- SET PROBLEM: In the records below, reproduce exactly the lines from the one containing "Reproduce this screenshot" through the one containing "to developing nations</text>", both included, and omit the pictures.

- RECORDS SUPPLIED:
------

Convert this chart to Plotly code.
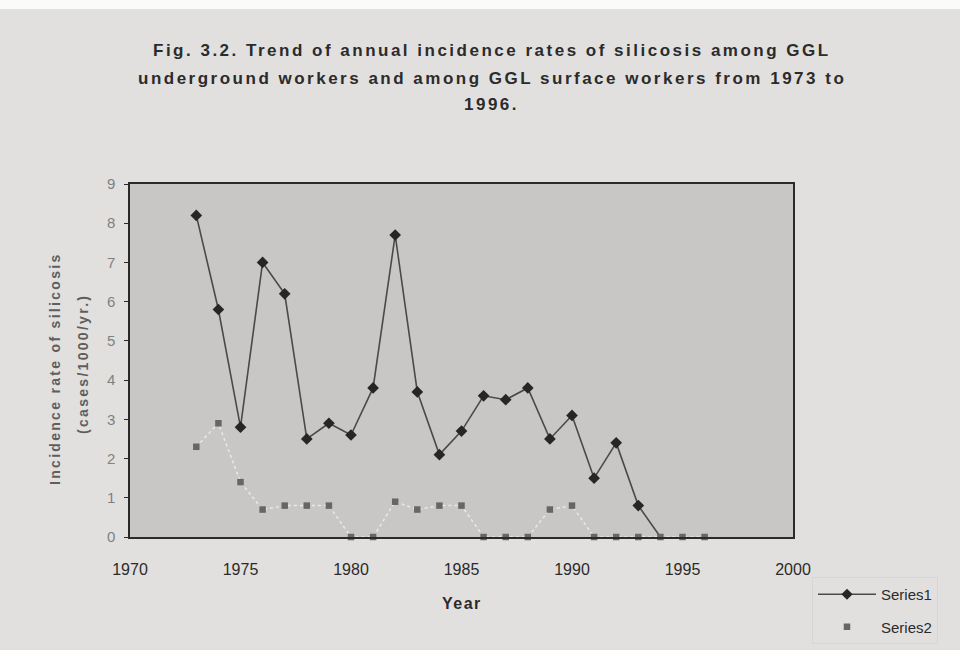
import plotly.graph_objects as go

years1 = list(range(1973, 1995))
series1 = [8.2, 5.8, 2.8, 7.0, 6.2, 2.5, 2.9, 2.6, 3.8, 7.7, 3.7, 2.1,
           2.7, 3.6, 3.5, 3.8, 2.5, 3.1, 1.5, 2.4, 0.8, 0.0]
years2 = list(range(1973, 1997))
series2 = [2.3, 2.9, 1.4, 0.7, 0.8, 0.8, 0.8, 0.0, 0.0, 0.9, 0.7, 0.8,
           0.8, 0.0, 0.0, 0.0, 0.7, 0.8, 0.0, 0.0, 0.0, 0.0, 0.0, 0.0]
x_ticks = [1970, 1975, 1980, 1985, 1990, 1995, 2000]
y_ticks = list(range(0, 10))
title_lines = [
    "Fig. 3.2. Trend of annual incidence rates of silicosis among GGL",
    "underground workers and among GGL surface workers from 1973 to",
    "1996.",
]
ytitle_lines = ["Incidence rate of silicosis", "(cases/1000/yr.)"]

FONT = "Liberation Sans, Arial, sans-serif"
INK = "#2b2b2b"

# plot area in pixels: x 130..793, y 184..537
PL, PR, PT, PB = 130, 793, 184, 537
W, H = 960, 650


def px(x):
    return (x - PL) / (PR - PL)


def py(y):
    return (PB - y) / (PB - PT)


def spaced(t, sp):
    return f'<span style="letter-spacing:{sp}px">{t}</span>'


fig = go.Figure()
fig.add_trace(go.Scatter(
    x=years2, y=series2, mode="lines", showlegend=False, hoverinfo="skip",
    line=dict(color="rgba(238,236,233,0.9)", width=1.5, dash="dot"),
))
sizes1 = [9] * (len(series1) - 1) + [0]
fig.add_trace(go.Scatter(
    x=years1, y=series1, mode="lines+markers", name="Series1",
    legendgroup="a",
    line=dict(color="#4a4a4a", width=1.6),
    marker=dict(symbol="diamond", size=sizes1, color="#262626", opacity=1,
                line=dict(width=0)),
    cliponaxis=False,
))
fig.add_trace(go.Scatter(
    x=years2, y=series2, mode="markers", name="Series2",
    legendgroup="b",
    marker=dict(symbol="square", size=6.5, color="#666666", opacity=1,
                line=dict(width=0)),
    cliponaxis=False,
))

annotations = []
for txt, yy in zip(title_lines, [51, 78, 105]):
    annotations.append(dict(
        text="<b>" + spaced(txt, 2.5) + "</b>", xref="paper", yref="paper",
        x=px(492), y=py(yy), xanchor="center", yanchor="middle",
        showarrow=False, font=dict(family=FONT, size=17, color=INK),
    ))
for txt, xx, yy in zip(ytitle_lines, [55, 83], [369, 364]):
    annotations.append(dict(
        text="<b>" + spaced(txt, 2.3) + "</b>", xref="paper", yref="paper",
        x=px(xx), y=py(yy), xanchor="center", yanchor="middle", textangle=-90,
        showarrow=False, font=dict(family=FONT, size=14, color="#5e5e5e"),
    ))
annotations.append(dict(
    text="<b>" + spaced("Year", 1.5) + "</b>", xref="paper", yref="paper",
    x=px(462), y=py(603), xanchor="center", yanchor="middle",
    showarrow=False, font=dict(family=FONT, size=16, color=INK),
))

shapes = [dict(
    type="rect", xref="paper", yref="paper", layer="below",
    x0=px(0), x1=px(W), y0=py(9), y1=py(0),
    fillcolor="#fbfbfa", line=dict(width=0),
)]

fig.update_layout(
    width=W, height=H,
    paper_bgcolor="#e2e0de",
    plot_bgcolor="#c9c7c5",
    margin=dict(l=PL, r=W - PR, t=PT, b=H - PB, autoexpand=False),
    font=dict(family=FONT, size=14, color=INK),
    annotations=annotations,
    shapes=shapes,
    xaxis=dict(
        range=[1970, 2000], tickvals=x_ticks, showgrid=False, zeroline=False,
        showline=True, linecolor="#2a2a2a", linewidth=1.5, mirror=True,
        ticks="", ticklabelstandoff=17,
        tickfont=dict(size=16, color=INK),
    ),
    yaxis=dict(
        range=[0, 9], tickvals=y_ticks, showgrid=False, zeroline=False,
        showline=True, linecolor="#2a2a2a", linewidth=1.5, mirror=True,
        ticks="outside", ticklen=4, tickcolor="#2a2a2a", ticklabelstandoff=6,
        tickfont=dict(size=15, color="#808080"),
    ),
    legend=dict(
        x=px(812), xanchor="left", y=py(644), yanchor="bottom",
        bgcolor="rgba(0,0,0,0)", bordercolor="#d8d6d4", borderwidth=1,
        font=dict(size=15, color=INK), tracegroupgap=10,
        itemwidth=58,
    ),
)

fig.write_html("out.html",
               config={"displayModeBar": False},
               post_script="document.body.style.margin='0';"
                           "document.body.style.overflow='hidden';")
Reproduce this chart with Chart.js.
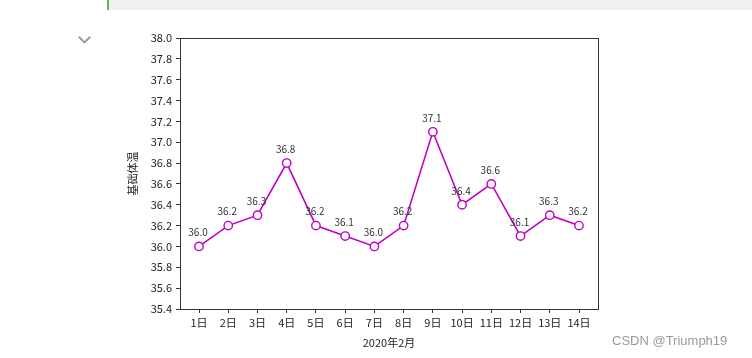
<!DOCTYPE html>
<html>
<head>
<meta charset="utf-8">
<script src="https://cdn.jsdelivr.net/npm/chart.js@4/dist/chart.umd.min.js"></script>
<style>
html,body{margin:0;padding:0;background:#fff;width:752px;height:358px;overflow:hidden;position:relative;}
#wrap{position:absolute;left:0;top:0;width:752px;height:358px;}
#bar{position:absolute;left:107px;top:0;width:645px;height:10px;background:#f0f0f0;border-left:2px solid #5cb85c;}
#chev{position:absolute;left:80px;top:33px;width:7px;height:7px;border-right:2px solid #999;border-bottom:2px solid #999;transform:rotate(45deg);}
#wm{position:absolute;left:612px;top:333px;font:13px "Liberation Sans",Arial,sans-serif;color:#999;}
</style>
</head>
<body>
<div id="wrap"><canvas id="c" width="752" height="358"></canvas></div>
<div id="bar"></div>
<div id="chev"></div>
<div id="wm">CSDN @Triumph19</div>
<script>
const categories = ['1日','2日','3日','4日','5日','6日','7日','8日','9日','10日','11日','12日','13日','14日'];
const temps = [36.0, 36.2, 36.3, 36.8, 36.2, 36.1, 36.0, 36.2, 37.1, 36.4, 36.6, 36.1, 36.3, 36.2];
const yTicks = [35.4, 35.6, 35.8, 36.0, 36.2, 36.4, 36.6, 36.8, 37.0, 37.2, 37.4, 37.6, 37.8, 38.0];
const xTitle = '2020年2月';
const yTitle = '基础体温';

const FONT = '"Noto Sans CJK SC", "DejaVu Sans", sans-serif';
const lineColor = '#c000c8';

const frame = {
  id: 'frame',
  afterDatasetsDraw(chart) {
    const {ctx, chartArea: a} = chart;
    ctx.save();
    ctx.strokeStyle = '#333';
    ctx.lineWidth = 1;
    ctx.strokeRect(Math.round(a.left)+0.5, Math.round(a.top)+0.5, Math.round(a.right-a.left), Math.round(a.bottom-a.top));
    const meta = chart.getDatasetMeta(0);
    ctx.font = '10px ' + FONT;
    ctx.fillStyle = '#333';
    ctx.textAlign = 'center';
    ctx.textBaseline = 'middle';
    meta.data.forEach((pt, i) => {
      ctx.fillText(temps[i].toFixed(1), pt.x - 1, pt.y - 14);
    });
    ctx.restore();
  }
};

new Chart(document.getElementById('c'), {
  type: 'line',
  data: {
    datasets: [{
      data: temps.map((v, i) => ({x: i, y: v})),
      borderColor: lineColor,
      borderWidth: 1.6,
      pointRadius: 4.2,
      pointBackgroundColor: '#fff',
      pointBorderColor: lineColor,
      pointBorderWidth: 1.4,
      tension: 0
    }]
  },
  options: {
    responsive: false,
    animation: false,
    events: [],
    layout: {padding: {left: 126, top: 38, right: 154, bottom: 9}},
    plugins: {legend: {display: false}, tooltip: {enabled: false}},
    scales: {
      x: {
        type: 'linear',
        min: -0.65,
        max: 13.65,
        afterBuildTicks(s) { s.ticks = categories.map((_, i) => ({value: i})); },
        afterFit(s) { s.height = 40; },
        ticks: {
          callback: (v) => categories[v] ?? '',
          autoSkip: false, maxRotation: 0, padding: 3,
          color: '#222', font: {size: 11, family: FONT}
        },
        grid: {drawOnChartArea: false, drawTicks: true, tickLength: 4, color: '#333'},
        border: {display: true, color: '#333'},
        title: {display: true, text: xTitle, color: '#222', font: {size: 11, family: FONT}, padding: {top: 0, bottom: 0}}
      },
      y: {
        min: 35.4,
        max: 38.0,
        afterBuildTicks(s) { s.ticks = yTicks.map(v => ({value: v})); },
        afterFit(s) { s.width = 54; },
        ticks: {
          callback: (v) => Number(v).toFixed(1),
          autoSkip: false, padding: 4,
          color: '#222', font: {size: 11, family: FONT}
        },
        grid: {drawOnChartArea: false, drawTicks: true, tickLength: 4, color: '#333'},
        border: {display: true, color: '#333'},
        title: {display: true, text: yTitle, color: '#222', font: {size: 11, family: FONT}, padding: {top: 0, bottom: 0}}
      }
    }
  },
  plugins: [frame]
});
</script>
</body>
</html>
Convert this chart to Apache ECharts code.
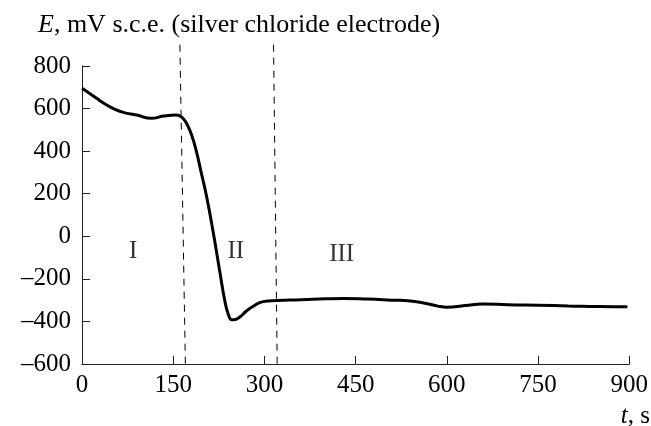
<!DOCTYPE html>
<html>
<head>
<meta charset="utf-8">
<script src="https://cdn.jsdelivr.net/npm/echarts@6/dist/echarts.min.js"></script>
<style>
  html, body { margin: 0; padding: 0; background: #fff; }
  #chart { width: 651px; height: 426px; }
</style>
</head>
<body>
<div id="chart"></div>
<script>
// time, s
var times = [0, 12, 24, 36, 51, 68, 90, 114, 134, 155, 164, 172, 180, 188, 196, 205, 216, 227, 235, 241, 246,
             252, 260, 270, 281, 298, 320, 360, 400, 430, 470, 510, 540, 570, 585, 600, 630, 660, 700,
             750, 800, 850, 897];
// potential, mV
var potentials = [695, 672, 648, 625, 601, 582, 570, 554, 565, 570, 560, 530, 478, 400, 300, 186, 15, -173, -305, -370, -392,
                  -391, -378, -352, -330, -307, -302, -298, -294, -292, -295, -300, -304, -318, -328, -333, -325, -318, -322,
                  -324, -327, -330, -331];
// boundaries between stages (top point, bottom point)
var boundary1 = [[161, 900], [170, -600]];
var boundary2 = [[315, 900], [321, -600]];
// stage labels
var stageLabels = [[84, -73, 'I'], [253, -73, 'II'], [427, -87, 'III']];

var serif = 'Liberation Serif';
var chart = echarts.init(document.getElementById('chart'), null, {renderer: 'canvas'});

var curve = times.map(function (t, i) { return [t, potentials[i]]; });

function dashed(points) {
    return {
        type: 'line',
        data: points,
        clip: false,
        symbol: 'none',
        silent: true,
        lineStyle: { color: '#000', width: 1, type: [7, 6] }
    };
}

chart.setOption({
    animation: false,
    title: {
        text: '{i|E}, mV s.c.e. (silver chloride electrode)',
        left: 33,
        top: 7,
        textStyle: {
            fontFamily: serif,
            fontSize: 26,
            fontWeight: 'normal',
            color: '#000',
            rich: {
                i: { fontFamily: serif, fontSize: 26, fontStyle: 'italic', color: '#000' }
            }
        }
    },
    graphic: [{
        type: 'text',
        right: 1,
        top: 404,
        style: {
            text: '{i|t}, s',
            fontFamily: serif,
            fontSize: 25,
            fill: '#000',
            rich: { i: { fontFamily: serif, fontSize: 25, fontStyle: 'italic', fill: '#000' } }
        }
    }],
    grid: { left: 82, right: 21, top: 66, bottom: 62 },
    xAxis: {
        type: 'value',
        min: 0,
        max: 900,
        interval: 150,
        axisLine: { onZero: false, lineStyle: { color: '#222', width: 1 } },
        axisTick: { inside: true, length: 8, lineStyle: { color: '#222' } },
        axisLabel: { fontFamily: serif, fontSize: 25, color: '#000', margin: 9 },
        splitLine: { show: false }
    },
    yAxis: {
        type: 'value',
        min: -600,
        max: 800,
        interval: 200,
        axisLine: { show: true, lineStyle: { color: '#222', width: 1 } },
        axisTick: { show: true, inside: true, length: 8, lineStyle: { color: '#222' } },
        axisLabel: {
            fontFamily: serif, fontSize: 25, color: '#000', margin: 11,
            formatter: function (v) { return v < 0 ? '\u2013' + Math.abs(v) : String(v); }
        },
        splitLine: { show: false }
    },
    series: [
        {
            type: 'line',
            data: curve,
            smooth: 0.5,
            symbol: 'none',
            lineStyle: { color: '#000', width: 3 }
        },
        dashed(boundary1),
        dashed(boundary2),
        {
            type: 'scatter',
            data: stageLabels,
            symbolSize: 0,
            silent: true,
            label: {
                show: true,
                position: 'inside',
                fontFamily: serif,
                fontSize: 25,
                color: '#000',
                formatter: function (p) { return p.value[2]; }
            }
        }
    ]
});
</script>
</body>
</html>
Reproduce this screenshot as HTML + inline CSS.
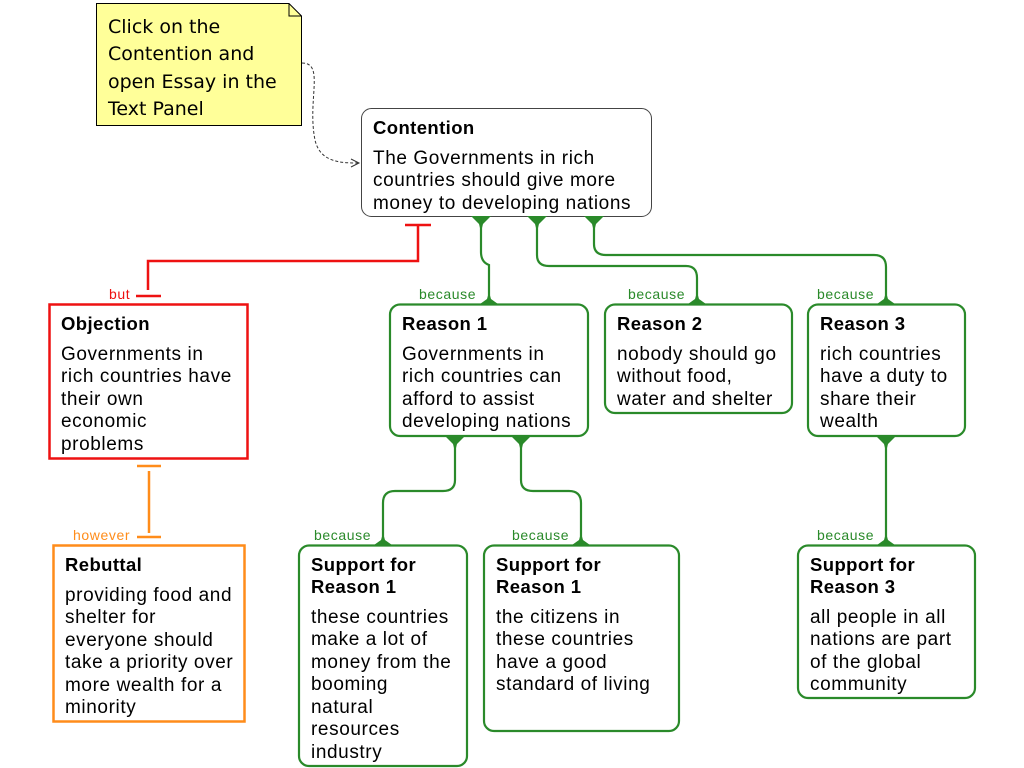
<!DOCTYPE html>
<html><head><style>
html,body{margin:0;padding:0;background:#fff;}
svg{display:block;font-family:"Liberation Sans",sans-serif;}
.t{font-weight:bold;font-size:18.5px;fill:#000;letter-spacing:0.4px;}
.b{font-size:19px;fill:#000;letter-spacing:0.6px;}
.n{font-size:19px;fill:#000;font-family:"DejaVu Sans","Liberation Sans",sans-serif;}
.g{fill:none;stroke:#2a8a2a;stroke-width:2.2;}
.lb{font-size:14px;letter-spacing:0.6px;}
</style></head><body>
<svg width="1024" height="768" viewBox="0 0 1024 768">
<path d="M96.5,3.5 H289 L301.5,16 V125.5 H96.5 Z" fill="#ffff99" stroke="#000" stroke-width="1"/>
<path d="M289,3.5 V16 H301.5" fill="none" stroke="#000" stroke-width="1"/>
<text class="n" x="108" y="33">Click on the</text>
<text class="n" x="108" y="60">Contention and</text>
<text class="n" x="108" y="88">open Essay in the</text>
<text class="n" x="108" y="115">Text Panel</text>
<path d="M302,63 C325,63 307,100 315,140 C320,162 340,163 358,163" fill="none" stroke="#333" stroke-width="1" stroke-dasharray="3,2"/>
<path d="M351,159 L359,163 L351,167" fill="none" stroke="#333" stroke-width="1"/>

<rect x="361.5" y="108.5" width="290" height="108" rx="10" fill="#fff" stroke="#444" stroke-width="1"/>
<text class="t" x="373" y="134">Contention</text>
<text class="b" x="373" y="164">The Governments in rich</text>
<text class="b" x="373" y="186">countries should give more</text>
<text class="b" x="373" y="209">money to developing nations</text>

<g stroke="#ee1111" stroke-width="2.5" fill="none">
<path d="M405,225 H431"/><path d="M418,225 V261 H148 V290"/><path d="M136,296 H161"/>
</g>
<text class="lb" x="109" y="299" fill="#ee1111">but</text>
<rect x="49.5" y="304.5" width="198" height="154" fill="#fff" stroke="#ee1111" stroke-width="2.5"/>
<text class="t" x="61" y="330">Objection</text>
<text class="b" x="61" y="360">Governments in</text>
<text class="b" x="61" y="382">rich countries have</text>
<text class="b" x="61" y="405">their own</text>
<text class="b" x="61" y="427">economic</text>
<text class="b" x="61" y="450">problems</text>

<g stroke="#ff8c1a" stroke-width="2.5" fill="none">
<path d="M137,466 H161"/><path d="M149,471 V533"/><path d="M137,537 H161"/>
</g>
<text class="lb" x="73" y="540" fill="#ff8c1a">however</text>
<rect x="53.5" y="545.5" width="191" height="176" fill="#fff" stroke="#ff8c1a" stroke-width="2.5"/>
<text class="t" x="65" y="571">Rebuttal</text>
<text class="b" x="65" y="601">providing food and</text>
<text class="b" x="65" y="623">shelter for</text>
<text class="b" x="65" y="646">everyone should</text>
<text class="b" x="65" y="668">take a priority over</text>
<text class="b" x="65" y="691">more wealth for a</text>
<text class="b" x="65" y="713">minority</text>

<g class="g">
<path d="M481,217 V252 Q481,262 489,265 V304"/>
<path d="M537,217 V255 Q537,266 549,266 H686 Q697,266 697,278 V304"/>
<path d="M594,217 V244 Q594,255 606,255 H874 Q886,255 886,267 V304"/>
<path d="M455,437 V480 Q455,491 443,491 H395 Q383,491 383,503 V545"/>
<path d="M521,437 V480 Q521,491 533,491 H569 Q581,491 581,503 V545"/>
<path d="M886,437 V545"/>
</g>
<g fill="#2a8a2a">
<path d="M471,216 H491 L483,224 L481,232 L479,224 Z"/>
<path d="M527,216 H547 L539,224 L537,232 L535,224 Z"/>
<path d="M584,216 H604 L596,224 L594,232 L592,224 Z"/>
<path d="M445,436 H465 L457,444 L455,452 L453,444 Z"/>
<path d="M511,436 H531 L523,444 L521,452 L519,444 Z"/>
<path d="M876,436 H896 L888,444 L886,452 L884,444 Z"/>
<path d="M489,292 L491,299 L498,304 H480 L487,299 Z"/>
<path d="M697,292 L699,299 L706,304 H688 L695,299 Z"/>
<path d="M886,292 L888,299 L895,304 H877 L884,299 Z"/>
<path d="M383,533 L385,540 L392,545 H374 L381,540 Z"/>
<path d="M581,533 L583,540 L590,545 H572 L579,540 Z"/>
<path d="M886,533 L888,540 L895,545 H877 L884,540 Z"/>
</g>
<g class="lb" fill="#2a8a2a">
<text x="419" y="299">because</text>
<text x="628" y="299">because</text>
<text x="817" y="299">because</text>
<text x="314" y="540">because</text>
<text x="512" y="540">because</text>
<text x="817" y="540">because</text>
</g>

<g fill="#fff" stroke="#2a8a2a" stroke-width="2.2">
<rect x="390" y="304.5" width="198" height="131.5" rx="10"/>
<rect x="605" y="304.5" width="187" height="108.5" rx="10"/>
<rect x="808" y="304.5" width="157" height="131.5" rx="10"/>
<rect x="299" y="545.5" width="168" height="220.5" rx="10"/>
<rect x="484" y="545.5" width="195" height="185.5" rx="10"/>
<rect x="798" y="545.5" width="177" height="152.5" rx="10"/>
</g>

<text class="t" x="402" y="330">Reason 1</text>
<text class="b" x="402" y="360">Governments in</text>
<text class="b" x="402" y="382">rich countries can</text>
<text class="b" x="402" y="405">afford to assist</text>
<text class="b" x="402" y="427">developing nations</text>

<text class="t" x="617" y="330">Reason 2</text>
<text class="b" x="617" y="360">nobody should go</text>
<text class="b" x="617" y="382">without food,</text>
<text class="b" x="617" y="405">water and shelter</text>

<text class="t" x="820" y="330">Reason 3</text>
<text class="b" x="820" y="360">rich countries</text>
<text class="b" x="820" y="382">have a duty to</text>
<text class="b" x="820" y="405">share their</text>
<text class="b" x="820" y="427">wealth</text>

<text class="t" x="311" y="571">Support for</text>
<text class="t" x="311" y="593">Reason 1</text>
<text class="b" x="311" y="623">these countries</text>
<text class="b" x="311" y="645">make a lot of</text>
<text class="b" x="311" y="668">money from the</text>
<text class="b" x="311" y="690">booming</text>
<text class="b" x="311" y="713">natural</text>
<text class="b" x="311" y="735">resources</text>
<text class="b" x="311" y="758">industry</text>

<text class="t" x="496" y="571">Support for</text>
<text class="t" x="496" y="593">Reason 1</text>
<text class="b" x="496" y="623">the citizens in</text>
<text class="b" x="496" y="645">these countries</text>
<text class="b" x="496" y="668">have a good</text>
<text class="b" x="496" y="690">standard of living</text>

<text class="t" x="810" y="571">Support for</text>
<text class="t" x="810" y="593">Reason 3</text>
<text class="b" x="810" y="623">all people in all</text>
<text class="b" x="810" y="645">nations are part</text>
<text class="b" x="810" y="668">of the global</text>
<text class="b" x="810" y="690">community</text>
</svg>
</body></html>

------

- FINISHED TASK:
Reproduce this screenshot as HTML + inline CSS.
<!DOCTYPE html>
<html><head><style>
html,body{margin:0;padding:0;background:#fff;}
svg{display:block;font-family:"Liberation Sans",sans-serif;}
.t{font-weight:bold;font-size:18.5px;fill:#000;letter-spacing:0.4px;}
.b{font-size:19px;fill:#000;letter-spacing:0.6px;}
.n{font-size:19px;fill:#000;font-family:"DejaVu Sans","Liberation Sans",sans-serif;}
.g{fill:none;stroke:#2a8a2a;stroke-width:2.2;}
.lb{font-size:14px;letter-spacing:0.6px;}
</style></head><body>
<svg width="1024" height="768" viewBox="0 0 1024 768">
<path d="M96.5,3.5 H289 L301.5,16 V125.5 H96.5 Z" fill="#ffff99" stroke="#000" stroke-width="1"/>
<path d="M289,3.5 V16 H301.5" fill="none" stroke="#000" stroke-width="1"/>
<text class="n" x="108" y="33">Click on the</text>
<text class="n" x="108" y="60">Contention and</text>
<text class="n" x="108" y="88">open Essay in the</text>
<text class="n" x="108" y="115">Text Panel</text>
<path d="M302,63 C325,63 307,100 315,140 C320,162 340,163 358,163" fill="none" stroke="#333" stroke-width="1" stroke-dasharray="3,2"/>
<path d="M351,159 L359,163 L351,167" fill="none" stroke="#333" stroke-width="1"/>

<rect x="361.5" y="108.5" width="290" height="108" rx="10" fill="#fff" stroke="#444" stroke-width="1"/>
<text class="t" x="373" y="134">Contention</text>
<text class="b" x="373" y="164">The Governments in rich</text>
<text class="b" x="373" y="186">countries should give more</text>
<text class="b" x="373" y="209">money to developing nations</text>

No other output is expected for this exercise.